Gezegen yıldızına bu kadar yakın olduğundan aynı Dünya-Ay ikilisi gibi birbirine kilitlidir. Yani gezegen, bir tarafı sürekli yıldızına dönük olarak seyretmektedir. Gezegenin yıldızına bakan tarafı 2327 C derece (2600 K derece) sıcaklığındadır. Dünya’nın ortalama sıcaklığının 15 C derece olduğu düşünülürse bu sıcaklık çok ama çok yüksek bir sıcaklıktır. Yıldızı göremeyen diğer tarafı ise -223 C (50 K) derece sıcaklığıyla donmaktadır.
Büyük bir olasılıkla Dünya atmosferindeki su, azot ve karbondioksit gibi uçucu gazlar COROT-7b’nin atmosferinde bulunmuyor. Gezegende lav okyanuslarında erimiş silikat kaynaklı bir atmosfer olabilir. Böyle bir yapının nasıl olabileceği sorusunun yanıtı için ekip termokimyasal denge hesapları kullandı.

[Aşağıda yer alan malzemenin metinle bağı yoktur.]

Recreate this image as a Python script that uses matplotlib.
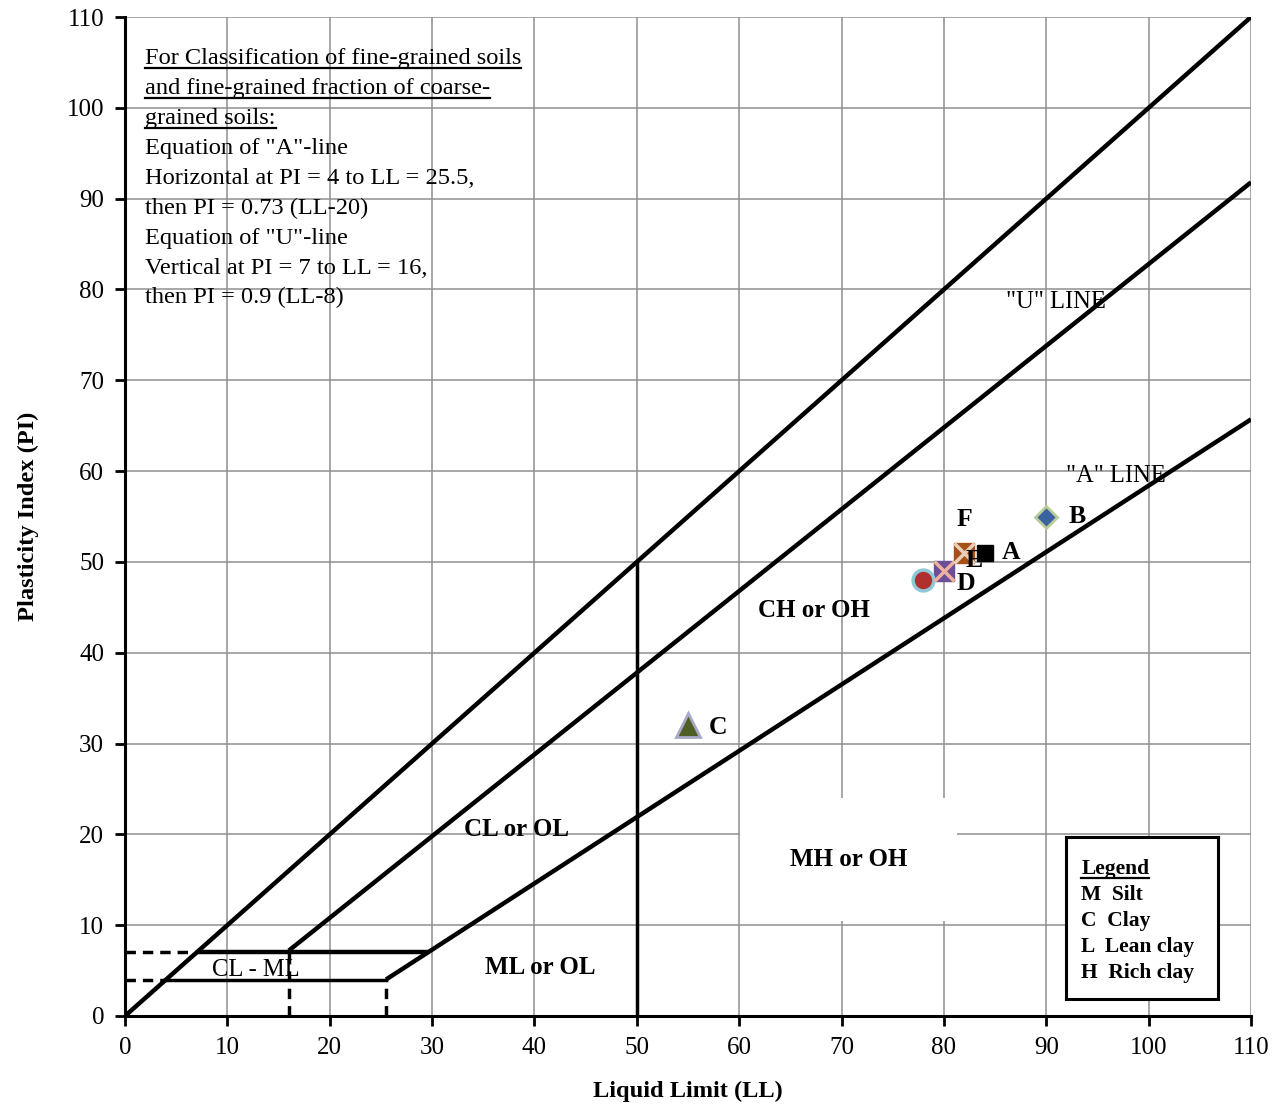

Ekip, hangi minerallerin hangi şartlarda kararlı olduğunu bulmak için 1986 yılında Harvard Üniversitesi’nde geliştirilen MAGMA adlı bir programı kullandı. Aynı program 2004 yılında Jüpiter’in Galile uydusunun sıcaklığını belirlemek için de kullanılmıştı.
Gözlemlerden elde edilen bilgiler eşliğinde programa dört farklı değerlerle giriş yapıldı. Sodyum, potasyum, silikon monoksit ve oksijen. Diğer elemanlar olarak da magnezyum, alüminyum, kalsiyum ve demir gibi elementlerde az miktarda eklendi.
Burada oksijenin alınması kafaları karıştırabilir. Günümüzden 2,4 milyar yıl önce de Dünya’da bitkilerin hayata başlamasına neden olan oksijen gazı belirlemeye başlamıştı. Oksijen kayalarda en bol bulunan elementtir. Kayanın erimesiyle oksijen üretimi birbiriyle bağlantılıdır.
Bulutlardaki yoğunlaşma yüksekliğe bağlıdır. Kaynama noktası az ve uçucu olanlar atmosferin üstünde, ağır olanlar ise atmosferin altında yoğunlaşırlar. Gezegenin atmosferinde asfalt gibi, jöle kıvamındaki hidrokarbonlar atmosferde yoğunlaşmış olabilir.
COROT yıldızından gezegene vuran yıldız rüzgarları kayalardan açığa çıkan sodyum ve potasyumun yoğunlaşmasına izin vermemektedir. Gezegendeki bulutlar, Dünyadaki teleskoplar ile algılanabilir. Sodyum tayf ölçerin turuncu kısmına kayarak kendini göstermektedir.
Gözlemler COROT’un her iki gezegeninde bulunan sodyumun farklı olduğunu gösteriyor. COROT-7b atmosferi kesinlikle nefes aldırmayan bir gezegen olmasına karşılık gökbilimcilerin ilgisini çekmeyi başarmış bir gezegen olarak ön plana çıkmaktadır.